Lunella is a genius, and she’s whipping up a device that will allow Kid Kaiju to understand his most alien-voiced friends.


All seems to be going well until a giant robot pops out of the aether.   Fights ensue, but Kaiju and Lunella soon deduce there’s more to the robot than meets the eye.


So, there’s not much I can say about The Mighty Thor except that you should read this.  Jane Foster as Thor battles Mangog, the killer of gods.  The creature however finds Jane worthy and not suitable for his cynical judgement.  That makes their visceral battle far more even.

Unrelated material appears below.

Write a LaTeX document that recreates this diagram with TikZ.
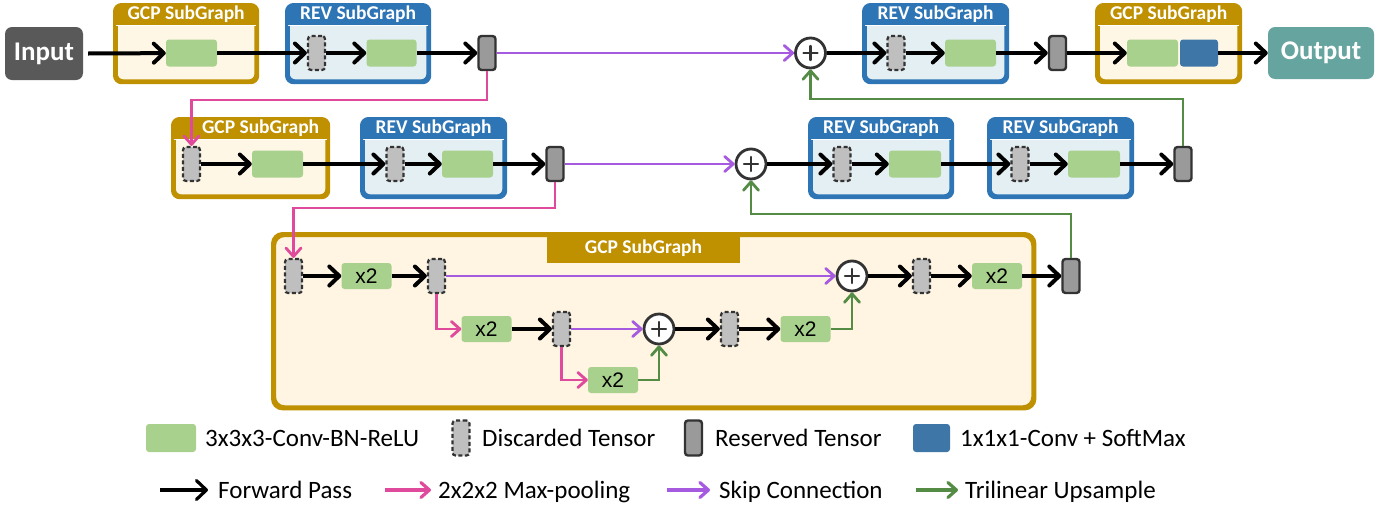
\documentclass[tikz,border=0pt]{standalone}
\usepackage{fontspec}
\setmainfont{Carlito}
\newfontfamily\arialf{Liberation Sans}
\usetikzlibrary{arrows.meta,calc}

\definecolor{gcp}{HTML}{BF9000}
\definecolor{gcpbody}{HTML}{FFF7E6}
\definecolor{gcpbig}{HTML}{FFF5E2}
\definecolor{rev}{HTML}{2E75B6}
\definecolor{revbody}{HTML}{E4EFF3}
\definecolor{convg}{HTML}{A9D18E}
\definecolor{smax}{HTML}{3F76A8}
\definecolor{discf}{HTML}{BFBFBF}
\definecolor{resf}{HTML}{9A9A9A}
\definecolor{edgec}{HTML}{333333}
\definecolor{inbox}{HTML}{595959}
\definecolor{outbox}{HTML}{66A59F}
\definecolor{poolc}{HTML}{E04A9C}
\definecolor{skipc}{HTML}{A55AE0}
\definecolor{upc}{HTML}{548C45}

\tikzset{
  sgframe/.style={draw=#1, line width=3.2pt, rounded corners=7pt, inner sep=0pt},
  sgtitle/.style={text=white, font=\bfseries\fontsize{19.5}{19.5}\selectfont, inner sep=0pt},
  conv/.style={fill=convg, rounded corners=3pt, minimum width=50pt, minimum height=26pt, inner sep=0pt, font=\arialf\fontsize{21}{21}\selectfont},
  smaxbox/.style={fill=smax, rounded corners=3pt, minimum width=38pt, minimum height=26pt, inner sep=0pt},
  disc/.style={draw=edgec, dash pattern=on 4pt off 2.5pt, line width=2.2pt, fill=discf, rounded corners=3pt, minimum width=17pt, minimum height=34pt, inner sep=0pt},
  res/.style={draw=edgec, line width=2.4pt, fill=resf, rounded corners=3pt, minimum width=17pt, minimum height=34pt, inner sep=0pt},
  addop/.style={circle, draw=edgec, line width=2.8pt, fill=white, minimum size=30pt, inner sep=0pt,
    path picture={
      \draw[edgec, line width=2.4pt, line cap=round] ([xshift=-7pt]path picture bounding box.center) -- ([xshift=7pt]path picture bounding box.center);
      \draw[edgec, line width=2.4pt, line cap=round] ([yshift=-7pt]path picture bounding box.center) -- ([yshift=7pt]path picture bounding box.center);}},
  fwdarrow/.style={draw=black, line width=4pt, -{Straight Barb[length=10pt,width=19pt,round]}},
  poolarrow/.style={draw=poolc, line width=2.8pt, -{Straight Barb[length=8.5pt,width=15pt,round]}},
  skiparrow/.style={draw=skipc, line width=2.8pt, -{Straight Barb[length=8.5pt,width=15pt,round]}},
  uparrow/.style={draw=upc, line width=2.8pt, -{Straight Barb[length=8.5pt,width=15pt,round]}},
  legtext/.style={anchor=base west, inner sep=0pt, font=\fontsize{25}{25}\selectfont},
  termbox/.style={rounded corners=7pt, text=white, font=\bfseries\fontsize{27}{27}\selectfont, inner sep=0pt}
}

% #1 name, #2 frame colour, #3 body colour, #4 x, #5 y, #6 w, #7 h, #8 title, #9 title xshift
\newcommand\sgbox[9]{%
  \node[sgframe=#2, fill=#3, minimum width={#6pt-3.2pt}, minimum height={#7pt-3.2pt}, anchor=north west] (#1) at ({#4+1.6},{#5+1.6}) {};
  \begin{scope}
    \clip[rounded corners=7pt] (#1.south west) rectangle (#1.north east);
    \fill[#2] (#1.north west) rectangle ([yshift=-20.4pt]#1.north east);
    \draw[white, line width=0.8pt] ([yshift=-20.4pt]#1.north west) -- ([yshift=-20.4pt]#1.north east);
  \end{scope}
  \draw[#2, line width=3.2pt, rounded corners=7pt] (#1.south west) rectangle (#1.north east);
  \node[sgtitle, anchor=base] (#1t) at ([xshift=#9pt, yshift=-15pt]#1.north) {#8};
}

\begin{document}
\begin{tikzpicture}[x=1pt,y=-1pt]
\useasboundingbox (0,0) rectangle (1392,509);

% ---------- sub-graph frames ----------
\sgbox{G1}{gcp}{gcpbody}{113}{3}{143}{78}{GCP SubGraph}{0}
\sgbox{R1}{rev}{revbody}{285}{3}{143}{78}{REV SubGraph}{0}
\sgbox{R4}{rev}{revbody}{862}{3}{144}{78}{REV SubGraph}{0}
\sgbox{G4}{gcp}{gcpbody}{1095}{3}{144}{78}{GCP SubGraph}{0}
\sgbox{G2}{gcp}{gcpbody}{171}{117}{156}{79}{GCP SubGraph}{10}
\sgbox{R2}{rev}{revbody}{360}{117}{144}{79}{REV SubGraph}{0}
\sgbox{R3}{rev}{revbody}{808}{117}{143}{79}{REV SubGraph}{0}
\sgbox{R5}{rev}{revbody}{987}{117}{144}{79}{REV SubGraph}{0}

% big GCP frame
\node[draw=gcp, fill=gcpbig, line width=3.4pt, rounded corners=10pt, minimum width=758.6pt, minimum height=171.6pt, inner sep=0pt, anchor=north west] (big) at (272.7,233.7) {};
\fill[gcp] (547,233.7) rectangle (740,263);
\draw[gcp, line width=3.4pt, rounded corners=10pt] (big.south west) rectangle (big.north east);
\node[sgtitle, anchor=base] (bigt) at (643.5,253) {GCP SubGraph};

% ---------- row 1 ----------
\node[termbox, fill=inbox, minimum width=78pt, minimum height=53pt] (in) at (44,53.5) {Input};
\node[conv, minimum width=51pt, minimum height=27pt] (g1c) at (191.5,53) {};
\node[disc] (r1d) at (316.5,53) {};
\node[conv, minimum height=27pt] (r1c) at (391.5,53) {};
\node[res] (t1) at (487,53) {};
\node[addop] (p1) at (810.5,53) {};
\node[disc] (r4d) at (896,53) {};
\node[conv, minimum width=51pt, minimum height=27pt] (r4c) at (970.5,53) {};
\node[res] (t4) at (1057.5,53) {};
\node[conv, minimum width=51pt, minimum height=27pt] (g4c) at (1152.5,53) {};
\node[smaxbox, minimum height=27pt] (g4s) at (1199,53) {};
\node[termbox, fill=outbox, minimum width=106pt, minimum height=52pt] (out) at (1321,53) {Output};

% ---------- row 2 ----------
\node[disc] (g2d) at (191.5,164) {};
\node[conv, minimum width=51pt, minimum height=27pt] (g2c) at (277.5,164) {};
\node[disc] (r2d) at (395,164) {};
\node[conv, minimum width=51pt, minimum height=27pt] (r2c) at (467.5,164) {};
\node[res] (t2) at (555,164) {};
\node[addop] (p2) at (751,164) {};
\node[disc] (r3d) at (842,164) {};
\node[conv, minimum width=52pt, minimum height=27pt] (r3c) at (915,164) {};
\node[disc] (r5d) at (1020,164) {};
\node[conv, minimum width=52pt, minimum height=27pt] (r5c) at (1094,164) {};
\node[res] (t3) at (1183,164) {};

% ---------- row 3 ----------
\node[disc] (b1) at (293.5,276) {};
\node[conv] (x2a) at (366.5,276) {x2};
\node[disc] (b2) at (436.5,276) {};
\node[addop] (p3) at (852,276) {};
\node[disc] (b5) at (921.5,276) {};
\node[conv] (x2e) at (997,276) {x2};
\node[res] (t5) at (1071,276) {};
\node[conv] (x2b) at (486.5,329) {x2};
\node[disc] (b3) at (561.5,329) {};
\node[addop] (p4) at (659,329) {};
\node[disc] (b4) at (729.5,329) {};
\node[conv] (x2d) at (805.5,329) {x2};
\node[conv] (x2c) at (613,380) {x2};

% ---------- helper coordinates ----------
\coordinate (k1) at (0,100);
\coordinate (k2) at (0,99);
\coordinate (k3) at (0,208);
\coordinate (k4) at (0,214);

% ---------- forward pass ----------
\draw[fwdarrow] ([xshift=5pt]in.east) -- (g1c);
\draw[fwdarrow] (g1c) -- (r1d);
\draw[fwdarrow] (r1d) -- (r1c);
\draw[fwdarrow] (r1c) -- (t1);
\draw[fwdarrow] (p1) -- (r4d);
\draw[fwdarrow] (r4d) -- (r4c);
\draw[fwdarrow] (r4c) -- (t4);
\draw[fwdarrow] (t4) -- (g4c);
\draw[fwdarrow] (g4s) -- (out);

\draw[fwdarrow] (g2d) -- (g2c);
\draw[fwdarrow] (g2c) -- (r2d);
\draw[fwdarrow] (r2d) -- (r2c);
\draw[fwdarrow] (r2c) -- (t2);
\draw[fwdarrow] (p2) -- (r3d);
\draw[fwdarrow] (r3d) -- (r3c);
\draw[fwdarrow] (r3c) -- (r5d);
\draw[fwdarrow] (r5d) -- (r5c);
\draw[fwdarrow] (r5c) -- (t3);

\draw[fwdarrow] (b1) -- (x2a);
\draw[fwdarrow] (x2a) -- (b2);
\draw[fwdarrow] (x2b) -- (b3);
\draw[fwdarrow] (p4) -- (b4);
\draw[fwdarrow] (b4) -- (x2d);
\draw[fwdarrow] (p3) -- (b5);
\draw[fwdarrow] (b5) -- (x2e);
\draw[fwdarrow] (x2e) -- (t5);

% ---------- skip connections ----------
\draw[skiparrow] (t1) -- (p1);
\draw[skiparrow] (t2) -- (p2);
\draw[skiparrow] (b2) -- (p3);
\draw[skiparrow] (b3) -- (p4);

% ---------- max pooling ----------
\draw[poolarrow] (t1.south) -- (t1.south |- k1) -| (g2d.north);
\draw[poolarrow] (t2.south) -- (t2.south |- k3) -| (b1.north);
\draw[poolarrow] (b2.south) |- (x2b.west);
\draw[poolarrow] (b3.south) |- (x2c.west);

% ---------- upsampling ----------
\draw[uparrow] (x2c.east) -| (p4.south);
\draw[uparrow] (x2d.east) -| (p3.south);
\draw[uparrow] (t5.north) -- (t5.north |- k4) -| (p2.south);
\draw[uparrow] (t3.north) -- (t3.north |- k2) -| (p1.south);

% ---------- legend ----------
\node[conv, minimum width=50pt, minimum height=28pt] (l1) at (171,438) {};
\node[legtext] (l1t) at (205,446) {3x3x3-Conv-BN-ReLU};
\node[disc, minimum height=35pt] (l2) at (461,438) {};
\node[legtext] (l2t) at (482,446) {Discarded Tensor};
\node[res, minimum height=35pt] (l3) at (693.5,438) {};
\node[legtext] (l3t) at (715,446) {Reserved Tensor};
\node[smaxbox, minimum width=37pt, minimum height=28pt] (l4) at (931.5,438) {};
\node[legtext] (l4t) at (960,446) {1x1x1-Conv + SoftMax};

\coordinate (a1s) at (160,490); \coordinate (a1e) at (208,490);
\draw[fwdarrow, line width=3.2pt] (a1s) -- (a1e);
\node[legtext] (a1t) at (218,498) {Forward Pass};
\coordinate (a2s) at (385,490); \coordinate (a2e) at (431,490);
\draw[poolarrow, line width=3.2pt] (a2s) -- (a2e);
\node[legtext] (a2t) at (438,498) {2x2x2 Max-pooling};
\coordinate (a3s) at (667,490); \coordinate (a3e) at (710,490);
\draw[skiparrow, line width=3.2pt] (a3s) -- (a3e);
\node[legtext] (a3t) at (719,498) {Skip Connection};
\coordinate (a4s) at (916,490); \coordinate (a4e) at (958,490);
\draw[uparrow, line width=3.2pt] (a4s) -- (a4e);
\node[legtext] (a4t) at (965,498) {Trilinear Upsample};
\end{tikzpicture}
\end{document}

We also finally learn who re-inscribed the hammer.  Turning he into she.  Jason Aaron played fair with reader.  If you payed attention throughout the events you could have figured it out.  Hint, it’s not Loki.  Hint number two, the party in question did indeed appear in The Mighty Thor.


Last but not least, a fun issue of Amazing Spider-Man Renew Your Vows.  Two kids from Annie May Parker’s high school played with some chemicals and turned themselves into super-heroes.  They’re also under the impression due to a display of Annie’s natural powers that she also became affected by the blast.


The misconception allows Annie to join Reece and Lacey as they work out their super-powers and become fledgling crimefighters.  Annie winningly sees this as an opportunity to help.  

She becomes the voice of reason and uses her experience to subtly guide the duo away from accident and mishap.  Annie due to the ruse in turn finally gets to enjoy the discovery of her superpowers.  

You may recall that Annie grew up in the time of a dictator.  Renew Your Vows started dark with Regent drawing on the power of captured superheroes and killing them in the process.  Annie had to hide.  She never got the chance to be ebullient in web-slinging until the Spider Family, SHIELD and the surviving superheroes defeated and dethroned Regent.